Our aircraft does not excel with characteristics. It’s not the fastest model and not the most cost-effective. But it is a quality and safe aircraft.
Aeroprakt airplanes are flying off-roaders of sorts.
Our aircraft easily land outside an airfield. That’s their competitive edge.
But our aircraft are really cheaper than, say, Austrian- or German-manufactured ones. By the way, that helped us in the United Arab Emirates. We showed quality at a lower price.
By the way, how much does a two-seater made in Ukraine cost?
The minimum price is 45 thousand euros. Quite affordable for many.
Was it hard for a Ukrainian manufacturer to enter the European market?
Actually, if you make a quality product, there’s nothing difficult in that. We began building our business in the 1990s, when there was no Ukrainian market for aircraft at all.
We had to sell where money is.
It was easier to sell in Europe than, say, in the United States.
Are there any barriers for a Ukrainian company desirous of selling aircraft in the EU?
In Europe, Ukraine wasn’t regarded as a dangerous competitor in aircraft engineering, and therefore, no import duties were charged on Ukrainian aircraft sold in the European market. Today, Ukraine is a renowned manufacturer of light aircraft.

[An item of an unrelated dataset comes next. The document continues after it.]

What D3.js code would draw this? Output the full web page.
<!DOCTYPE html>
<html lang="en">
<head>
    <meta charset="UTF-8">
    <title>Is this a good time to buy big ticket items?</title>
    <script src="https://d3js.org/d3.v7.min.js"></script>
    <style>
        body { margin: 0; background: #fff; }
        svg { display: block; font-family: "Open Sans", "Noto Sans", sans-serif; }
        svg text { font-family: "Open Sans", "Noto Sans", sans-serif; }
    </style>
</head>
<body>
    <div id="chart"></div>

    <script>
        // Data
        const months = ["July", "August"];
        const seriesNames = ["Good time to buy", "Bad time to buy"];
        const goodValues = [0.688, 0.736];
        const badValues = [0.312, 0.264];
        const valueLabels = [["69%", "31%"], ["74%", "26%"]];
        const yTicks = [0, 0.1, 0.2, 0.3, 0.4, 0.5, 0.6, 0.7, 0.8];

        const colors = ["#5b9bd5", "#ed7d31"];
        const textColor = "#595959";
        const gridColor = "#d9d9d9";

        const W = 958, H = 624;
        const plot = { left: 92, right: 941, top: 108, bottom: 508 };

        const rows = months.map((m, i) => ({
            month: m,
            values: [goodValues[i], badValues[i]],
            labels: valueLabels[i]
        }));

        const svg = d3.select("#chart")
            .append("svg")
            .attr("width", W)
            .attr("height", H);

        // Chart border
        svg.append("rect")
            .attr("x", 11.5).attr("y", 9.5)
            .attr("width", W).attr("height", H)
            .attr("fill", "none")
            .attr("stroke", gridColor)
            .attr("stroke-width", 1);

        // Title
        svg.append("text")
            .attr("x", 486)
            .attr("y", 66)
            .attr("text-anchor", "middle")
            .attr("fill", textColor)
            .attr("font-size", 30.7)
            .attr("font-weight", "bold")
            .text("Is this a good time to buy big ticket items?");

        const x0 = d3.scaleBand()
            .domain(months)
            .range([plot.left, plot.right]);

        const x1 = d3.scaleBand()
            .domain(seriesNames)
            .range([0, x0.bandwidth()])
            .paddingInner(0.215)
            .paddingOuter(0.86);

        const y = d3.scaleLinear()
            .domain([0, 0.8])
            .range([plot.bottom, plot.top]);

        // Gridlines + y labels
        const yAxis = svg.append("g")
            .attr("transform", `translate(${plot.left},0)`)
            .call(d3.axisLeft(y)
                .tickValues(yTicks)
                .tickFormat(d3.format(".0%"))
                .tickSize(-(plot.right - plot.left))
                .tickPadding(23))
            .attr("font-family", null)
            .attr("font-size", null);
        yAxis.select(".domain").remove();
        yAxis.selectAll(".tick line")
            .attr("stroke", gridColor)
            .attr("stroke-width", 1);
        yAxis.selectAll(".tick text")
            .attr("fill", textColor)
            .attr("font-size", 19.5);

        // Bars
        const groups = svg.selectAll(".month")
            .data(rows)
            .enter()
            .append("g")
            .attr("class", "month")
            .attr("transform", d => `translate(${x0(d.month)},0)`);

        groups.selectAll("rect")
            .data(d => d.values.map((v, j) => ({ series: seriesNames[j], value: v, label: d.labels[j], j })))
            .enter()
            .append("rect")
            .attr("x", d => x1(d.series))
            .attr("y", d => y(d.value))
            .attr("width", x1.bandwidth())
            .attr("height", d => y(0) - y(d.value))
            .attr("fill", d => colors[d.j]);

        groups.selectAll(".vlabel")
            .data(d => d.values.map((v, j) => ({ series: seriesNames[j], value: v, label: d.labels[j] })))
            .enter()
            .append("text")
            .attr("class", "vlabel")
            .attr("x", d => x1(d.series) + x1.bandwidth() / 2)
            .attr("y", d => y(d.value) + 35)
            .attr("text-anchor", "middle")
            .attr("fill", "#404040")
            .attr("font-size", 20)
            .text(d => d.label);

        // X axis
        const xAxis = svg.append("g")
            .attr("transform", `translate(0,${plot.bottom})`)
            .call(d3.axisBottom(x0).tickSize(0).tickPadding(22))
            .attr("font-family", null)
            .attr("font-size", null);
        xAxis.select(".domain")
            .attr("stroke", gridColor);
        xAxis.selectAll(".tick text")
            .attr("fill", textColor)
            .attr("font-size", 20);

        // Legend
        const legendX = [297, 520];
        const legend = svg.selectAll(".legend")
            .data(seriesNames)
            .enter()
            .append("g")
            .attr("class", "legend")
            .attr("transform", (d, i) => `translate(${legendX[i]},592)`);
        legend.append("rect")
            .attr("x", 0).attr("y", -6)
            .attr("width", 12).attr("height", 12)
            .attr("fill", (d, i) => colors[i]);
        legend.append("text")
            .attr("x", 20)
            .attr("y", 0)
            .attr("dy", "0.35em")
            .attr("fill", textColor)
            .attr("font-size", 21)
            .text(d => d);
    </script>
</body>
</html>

And what about certification and aircraft safety requirements?
There are some particularities here. The aircraft we manufacture do not fall under EU regulations, being excluded from them. In other words, there are no uniform rules for certification of aircraft weighting up to 450 kg in the EU, so every country has its own procedures.
And the rules for our aircraft are simpler than, for example, general European rules for aircraft weighting 600 kg.

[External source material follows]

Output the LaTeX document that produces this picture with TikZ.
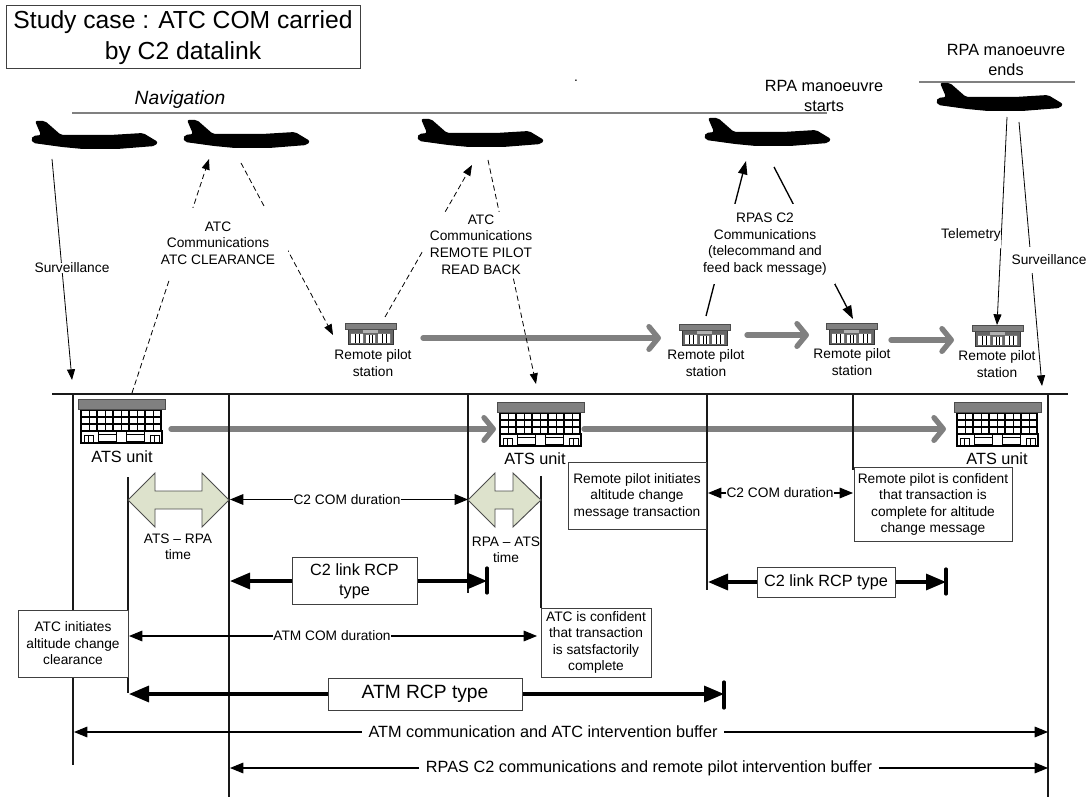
\documentclass[tikz,border=0pt]{standalone}
\usepackage{fontspec}
\setmainfont{Liberation Sans}
\usetikzlibrary{arrows.meta}
\definecolor{bandgray}{HTML}{808080}
\definecolor{paleolive}{HTML}{DDE2CC}
\tikzset{
  base/.style={font=\fontsize{10.3}{12.4}\selectfont, align=center, inner sep=0pt},
  mid/.style={font=\fontsize{12.2}{15}\selectfont, align=center, inner sep=0pt},
  textbox/.style={base, draw=black!75, fill=white, line width=0.75pt},
  rcpbox/.style={mid, draw=black!75, fill=white, line width=0.75pt},
  gap/.style={base, fill=white},
  timeline/.style={line width=1pt, black!90},
  overline/.style={line width=1pt, bandgray},
  comm/.style={line width=0.6pt, -{Triangle[length=8pt,width=6pt]}},
  commdash/.style={comm, dash pattern=on 4pt off 2.5pt},
  commstrong/.style={line width=1pt, -{Triangle[length=10pt,width=7pt]}},
  span/.style={line width=0.8pt, -{Triangle[length=10pt,width=8pt]}},
  rcparrow/.style={line width=2.4pt, -{Triangle[length=15pt,width=12pt]}},
  rcpbar/.style={line width=2.4pt, line cap=round},
  flow/.style={line width=4pt, bandgray, line cap=round, -{Straight Barb[length=7pt,width=17pt,round]}},
  blockarrow/.style={fill=paleolive, draw=black!70, line width=0.7pt},
  plane/.pic={
    \fill[black, rounded corners=1.5pt] (0,0) -- (10,0) -- (26,14) -- (75,14) -- (108,12) -- (123,21)
      -- (120,25) -- (82,28) -- (48,28) -- (27,26) -- (-2,22) -- (-4,18) -- (-2,15) -- (6,14) -- cycle;
  },
  atsbuilding/.pic={
    \fill[white] (3,10) rectangle (84,44);
    \foreach \c in {0,...,4} {
      \foreach \r in {0,1,2} {
        \draw[line width=0.9pt] (3+16*\c,11+7*\r) rectangle +(16,7);
        \draw[line width=0.5pt] (11+16*\c,11+7*\r) -- +(0,7);
      }
    }
    \draw[line width=0.8pt] (3,32) rectangle (84,44);
    \draw[line width=0.5pt] (6,36) rectangle (15,44) (10.5,36) -- (10.5,44);
    \draw[line width=0.5pt] (72,36) rectangle (81,44) (76.5,36) -- (76.5,44);
    \draw[line width=0.6pt] (20,32) rectangle (38,42) (20,35) -- (38,35);
    \draw[line width=0.6pt] (48,32) rectangle (66,42) (48,35) -- (66,35);
    \fill[bandgray, draw=black!70, line width=0.5pt] (0,0) rectangle (87,10);
  },
  stationbuilding/.pic={
    \fill[black!60] (3,6) rectangle (48,21);
    \fill[white] (6,11) rectangle (18,20) (33,11) rectangle (45,20) (21,12) rectangle (30,20);
    \draw[line width=0.5pt] (10,11) -- (10,20) (14,11) -- (14,20) (37,11) -- (37,20) (41,11) -- (41,20);
    \draw[line width=0.5pt] (24,12) -- (24,20) (27,12) -- (27,20);
    \draw[line width=0.6pt, black!80] (3,6) rectangle (48,21);
    \fill[black!30] (18,6) rectangle (33,10);
    \fill[bandgray, draw=black!70, line width=0.5pt] (0,0) rectangle (51,6);
  },
}
\begin{document}
\begin{tikzpicture}[x=0.75pt, y=-0.75pt]
  \useasboundingbox (0,0) rectangle (1089,798);

  \node[mid, draw=black!75, line width=0.75pt, font=\fontsize{18.5}{23}\selectfont, minimum width=265.5pt, minimum height=47.25pt] (titlebox) at (183,37.5) {Study case : ATC COM carried\\by C2 datalink};
  \node[font=\fontsize{14.4}{17}\selectfont\itshape, inner sep=0pt] (navlabel) at (180,100) {Navigation};
  \node[mid] (startlabel) at (824,95.5) {RPA manoeuvre\\starts};
  \node[mid] (endlabel) at (1006,60) {RPA manoeuvre\\ends};
  \node[base] (speck) at (576,81) {.};

  \coordinate (navleft) at (72,113);
  \coordinate (navright) at (827,113);
  \coordinate (endleft) at (919,82);
  \coordinate (endright) at (1075,82);
  \draw[overline] (navleft) -- (navright);
  \draw[overline] (endleft) -- (endright);

  \pic at (35,121) {plane};
  \pic at (187,120) {plane};
  \pic at (421,119) {plane};
  \pic at (708,118) {plane};
  \pic at (940,83) {plane};

  \pic at (345,323) {stationbuilding};
  \pic at (679,324) {stationbuilding};
  \pic at (826,323) {stationbuilding};
  \pic at (972,325) {stationbuilding};
  \node[base] (stationa) at (373,363) {Remote pilot\\station};
  \node[base] (stationb) at (706,363) {Remote pilot\\station};
  \node[base] (stationc) at (852,362) {Remote pilot\\station};
  \node[base] (stationd) at (997,364) {Remote pilot\\station};

  \coordinate (flowa) at (423,338);
  \coordinate (flowb) at (661,338);
  \coordinate (flowc) at (747,335);
  \coordinate (flowd) at (809,335);
  \coordinate (flowe) at (891,340);
  \coordinate (flowf) at (954,340);
  \coordinate (flowg) at (171,429);
  \coordinate (flowh) at (496,429);
  \coordinate (flowi) at (584,429);
  \coordinate (flowj) at (946,429);
  \draw[flow] (flowa) -- (flowb);
  \draw[flow] (flowc) -- (flowd);
  \draw[flow] (flowe) -- (flowf);
  \draw[flow] (flowg) -- (flowh);
  \draw[flow] (flowi) -- (flowj);

  \coordinate (survtop) at (52,159);
  \coordinate (survend) at (72,380);
  \draw[comm] (survtop) -- (survend);
  \node[gap] (survleft) at (72,268) {Surveillance};

  \coordinate (clrfoot) at (132,393);
  \coordinate (clrtip) at (209,159);
  \coordinate (clrtop) at (241,163);
  \coordinate (clrend) at (333,335);
  \draw[commdash] (clrfoot) -- (clrtip);
  \draw[commdash] (clrtop) -- (clrend);
  \node[gap, minimum width=105pt, minimum height=52pt] (clrlabel) at (218,243) {ATC\\Communications\\ATC CLEARANCE};

  \coordinate (readfoot) at (385,317);
  \coordinate (readtip) at (472,165);
  \coordinate (readtop) at (488,160);
  \coordinate (readend) at (536,384);
  \draw[commdash] (readfoot) -- (readtip);
  \draw[commdash] (readtop) -- (readend);
  \node[gap, minimum width=87pt, minimum height=48.75pt] (readlabel) at (481,244.5) {ATC\\Communications\\REMOTE PILOT\\READ BACK};

  \coordinate (cmdfoot) at (706,316);
  \coordinate (cmdtip) at (746,161);
  \coordinate (cmdtop) at (774,167);
  \coordinate (cmdend) at (853,319);
  \draw[commstrong] (cmdfoot) -- (cmdtip);
  \draw[commstrong] (cmdtop) -- (cmdend);
  \node[gap, minimum width=105pt, minimum height=60pt] (cmdlabel) at (765,244) {RPAS C2\\Communications\\(telecommand and\\feed back message)};

  \coordinate (teletop) at (1007,117);
  \coordinate (teleend) at (997,325);
  \draw[comm] (teletop) -- (teleend);
  \node[gap, minimum height=20pt] (telelabel) at (971,234.5) {Telemetry};

  \coordinate (survtopb) at (1019,122);
  \coordinate (survendb) at (1042,386);
  \draw[comm] (survtopb) -- (survendb);
  \node[gap, minimum height=19pt] (survright) at (1049,260) {Surveillance};

  \coordinate (groundleft) at (52,394);
  \coordinate (groundright) at (1068,394);
  \draw[timeline] (groundleft) -- (groundright);

  \coordinate (vaa) at (73,394);
  \coordinate (vab) at (73,765);
  \coordinate (vba) at (128,477);
  \coordinate (vbb) at (128,693);
  \coordinate (vca) at (229,394);
  \coordinate (vcb) at (229,797);
  \coordinate (vda) at (468,394);
  \coordinate (vdb) at (468,593);
  \coordinate (vea) at (541,476);
  \coordinate (veb) at (541,608);
  \coordinate (vfa) at (707,394);
  \coordinate (vfb) at (707,590);
  \coordinate (vga) at (853,394);
  \coordinate (vgb) at (853,470);
  \coordinate (vha) at (1048,394);
  \coordinate (vhb) at (1048,797);
  \draw[timeline] (vaa) -- (vab);
  \draw[timeline] (vba) -- (vbb);
  \draw[timeline] (vca) -- (vcb);
  \draw[timeline] (vda) -- (vdb);
  \draw[timeline] (vea) -- (veb);
  \draw[timeline] (vfa) -- (vfb);
  \draw[timeline] (vga) -- (vgb);
  \draw[timeline] (vha) -- (vhb);

  \pic at (78,399) {atsbuilding};
  \pic at (497,402) {atsbuilding};
  \pic at (954,402) {atsbuilding};
  \node[mid] (atsa) at (122,457) {ATS unit};
  \node[mid] (atsb) at (535,459) {ATS unit};
  \node[mid] (atsc) at (997,459) {ATS unit};

  \draw[blockarrow] (128,500) -- (155,473) -- (155,491) -- (202,491) -- (202,473) -- (229,500) -- (202,527) -- (202,509) -- (155,509) -- (155,527) -- cycle;
  \draw[blockarrow] (468,500) -- (495,473) -- (495,491) -- (513,491) -- (513,473) -- (541,500) -- (513,527) -- (513,509) -- (495,509) -- (495,527) -- cycle;
  \node[base] (atsrpa) at (178,547) {ATS -- RPA\\time};
  \node[base] (rpaats) at (506,550) {RPA -- ATS\\time};

  \node[gap] (comla) at (347,499.5) {C2 COM duration};
  \coordinate (comlaa) at (230,499.5);
  \coordinate (comlab) at (468,499.5);
  \draw[span] (comla) -- (comlaa);
  \draw[span] (comla) -- (comlab);

  \node[gap] (comlb) at (780,493) {C2 COM duration};
  \coordinate (comlba) at (708,493);
  \coordinate (comlbb) at (853,493);
  \draw[span] (comlb) -- (comlba);
  \draw[span] (comlb) -- (comlbb);

  \node[gap] (atmcom) at (332,636) {ATM COM duration};
  \coordinate (atmcoma) at (129,636);
  \coordinate (atmcomb) at (537,636);
  \draw[span] (atmcom) -- (atmcoma);
  \draw[span] (atmcom) -- (atmcomb);

  \node[textbox, minimum width=103.5pt, minimum height=49.5pt] (rpinit) at (637,496) {Remote pilot initiates\\altitude change\\message transaction};
  \node[textbox, minimum width=118.5pt, minimum height=54.75pt] (rpconf) at (933,504.5) {Remote pilot is confident\\that transaction is\\complete for altitude\\change message};
  \node[textbox, minimum width=82.5pt, minimum height=50.25pt] (atcinit) at (73,643.5) {ATC initiates\\altitude change\\clearance};
  \node[textbox, minimum width=82.5pt, minimum height=51.75pt] (atcconf) at (596,642.5) {ATC is confident\\that transaction\\is satsfactorily\\complete};

  \node[rcpbox, minimum width=93.75pt, minimum height=35.25pt] (rcpa) at (354.5,581) {C2 link RCP\\type};
  \coordinate (rcpaleft) at (230,581);
  \coordinate (rcparight) at (487,581);
  \coordinate (baratop) at (487,568);
  \coordinate (barabot) at (487,593);
  \draw[rcparrow] (rcpa) -- (rcpaleft);
  \draw[rcparrow] (rcpa) -- (rcparight);
  \draw[rcpbar] (baratop) -- (barabot);

  \node[rcpbox, minimum width=103.5pt, minimum height=22.5pt] (rcpb) at (826,582) {C2 link RCP type};
  \coordinate (rcpbleft) at (708,582);
  \coordinate (rcpbright) at (946,582);
  \coordinate (barbtop) at (946,569);
  \coordinate (barbbot) at (946,594);
  \draw[rcparrow] (rcpb) -- (rcpbleft);
  \draw[rcparrow] (rcpb) -- (rcpbright);
  \draw[rcpbar] (barbtop) -- (barbbot);

  \node[rcpbox, font=\fontsize{14.4}{17}\selectfont, minimum width=145.5pt, minimum height=24pt] (rcpc) at (425,694) {ATM RCP type};
  \coordinate (rcpcleft) at (129,694);
  \coordinate (rcpcright) at (724,694);
  \coordinate (barctop) at (724,682);
  \coordinate (barcbot) at (724,708);
  \draw[rcparrow] (rcpc) -- (rcpcleft);
  \draw[rcparrow] (rcpc) -- (rcpcright);
  \draw[rcpbar] (barctop) -- (barcbot);

  \node[mid, fill=white, inner xsep=5pt] (atmbuf) at (543,732) {ATM communication and ATC intervention buffer};
  \coordinate (atmbufa) at (74,732);
  \coordinate (atmbufb) at (1048,732);
  \draw[span] (atmbuf) -- (atmbufa);
  \draw[span] (atmbuf) -- (atmbufb);

  \node[mid, fill=white, inner xsep=5pt] (rpasbuf) at (649,768) {RPAS C2 communications and remote pilot intervention buffer};
  \coordinate (rpasbufa) at (230,768);
  \coordinate (rpasbufb) at (1048,768);
  \draw[span] (rpasbuf) -- (rpasbufa);
  \draw[span] (rpasbuf) -- (rpasbufb);
\end{tikzpicture}
\end{document}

But the absence of uniform requirements has its downsides. We have to work separately with every EU state, and have to separately procure certificates and permits.

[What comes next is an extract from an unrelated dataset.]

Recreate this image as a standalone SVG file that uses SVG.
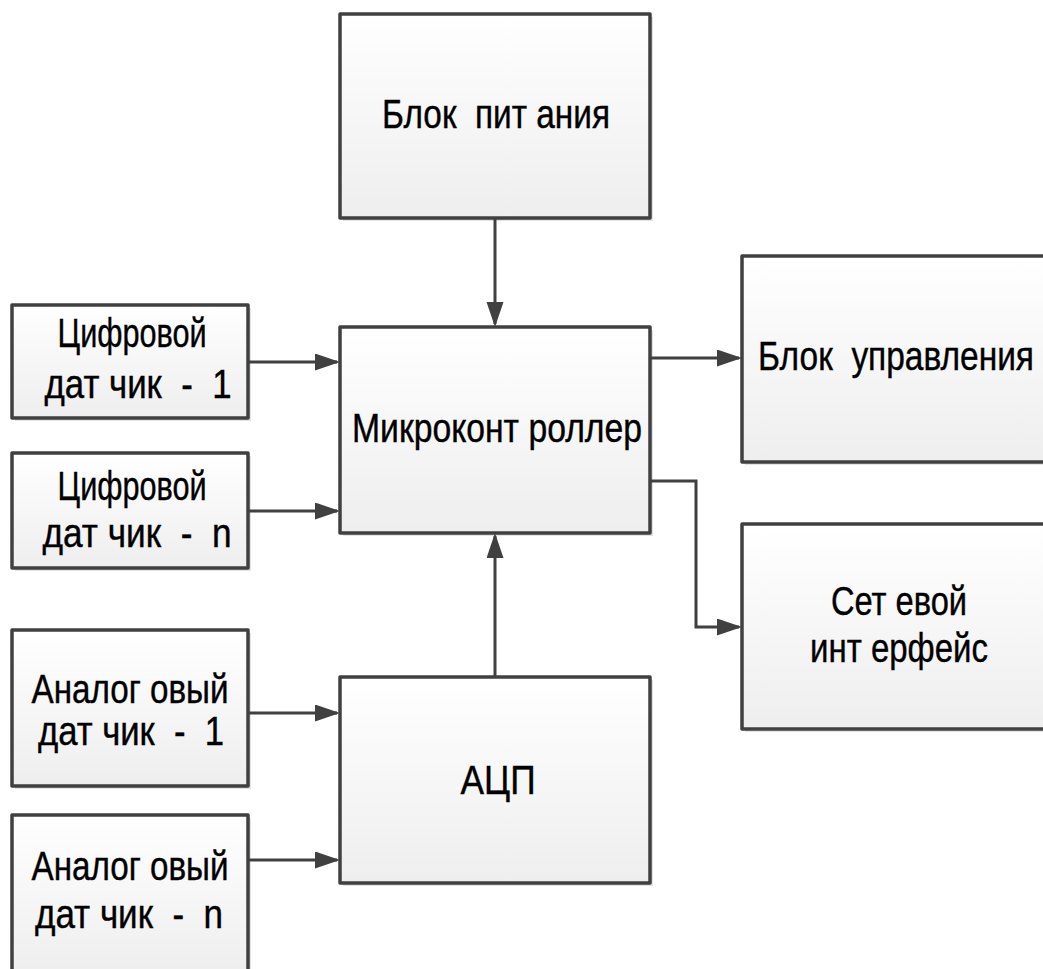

Is it difficult to procure authorization documents in European countries?
Let’s take a look at this situation using the German certificate as an example. By the way, it is also recognized in Poland, Norway and France. It took us a couple of years to receive this certificate. But had we invested more efforts, it could’ve been done in half a year or a year.
Certificates are issued by the authorities responsible for aviation safety (similar to the State Aviation Service of Ukraine — editor’s note). We apply to these authorities, provide all documents proving that our aircraft is compliant with applicable requirements, show calculations of its durability, flight speed and that its landing gear could bear the load. We also have to show a contract with a dealer, to prove that our aircraft will be serviced in this country.
You buy engines for your aircraft in Austria. Did they and other component parts become cheaper after the entry of the Free Trade Agreement into force?
To be sure, our aircraft contain almost no Ukrainian-made materials. The only exception is, perhaps, fiberglass cloth manufactured in Kharkiv. As for all other materials — aviation aluminum, durable steel, resin, component parts, engines, equipment, bolts and nuts — we buy them in other countries. Aluminum, steel, bolts and nuts come from the United States. Engines are Austrian-made. But for us, nothing has actually changed. For import of aviation products was not limited on our part, either.
By the way, did you think about producing an aircraft with an electric motor?
I don’t see commercial prospects for it in the nearest future. The battery charge would be very limited, and the charging time very long.
To fly one hour, you’ll have to charge the battery for several hours.
There are aircraft manufacturers who dreamed about creating an airplane powered from solar batteries, which could fly around the world. What are your professional ambitions?
I could not become a military or civilian pilot because of my vision. But I still can fly. I started this business, because I wanted to fly the aircraft I built myself. I am more down-to-earth, more practical man who wants to make a lot of aircraft for more people to learn to fly.